Artificial Intelligence can bring joy to everyday life, or alienate users making them feel unimportant. Here's our take on what's working and not, with examples from our ongoing Gordon Now project.

Gary Coburn & Vasu Gupta: Enterprise journey to ML through the Google lens


In this session you’ll learn from local Google Cloud subject matter experts exactly how other organizations have adopted machine learning to improve or differentiate their business. Using some of the key uses cases you’ll get some examples of where to start and any gotchas that others have faced.
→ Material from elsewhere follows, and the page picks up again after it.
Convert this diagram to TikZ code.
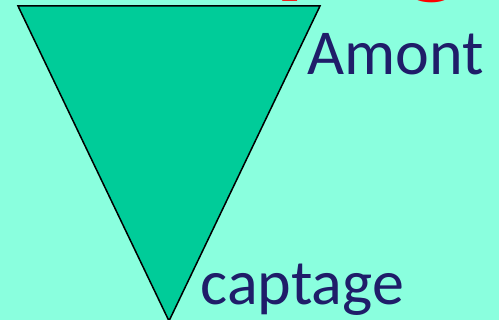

Bring your ideas and you can leave with ways to make them a reality.

3:30 PM - 4:00 PM  Afternoon Ice Cream Break

Come and get it! Love's Ice Cream 

4:00 PM - 4:45 PM | Featured Speaker

Ryan Johnson: Optimize Performance: Start Your Algorithm Development with the Sensing System


In our data-driven world, sensor and algorithm performance are rapidly increasing and development tools are making it easier to develop detection systems. Even with these advancements, optimizing detection systems can be difficult. To optimize performance, it’s important to understand the sensing system’s signal quality and how it drives algorithm requirements and capabilities. Whether performance improvement involves tuning sensor parameters or adding capability to the algorithm, it is the designer’s responsibility to navigate these relationships and trade-offs.

Using a camera-based detection system as an example, this presentation describes a design approach that allows the designer to iteratively identify the optimal balance between sensor capability and algorithm capability. Viewers will gain an understanding of several high-impact noise sources, methods for evaluation and ways to determine requirements driven by the detection algorithm. Viewers will also learn how datasets enable evaluation of non-obvious noise sources and system performance.

4:50 PM | Wrap up and Closing Discussion

Danielle Cimek


5:00 PM Let's get the party started! 

Post Conference Mixer

Grand Rapids Public Museum. 

The Grand Rapids Public Museum is a very short walk from the Eberhard Center.  There will be food and beverages. Most importantly, interesting people and conversations.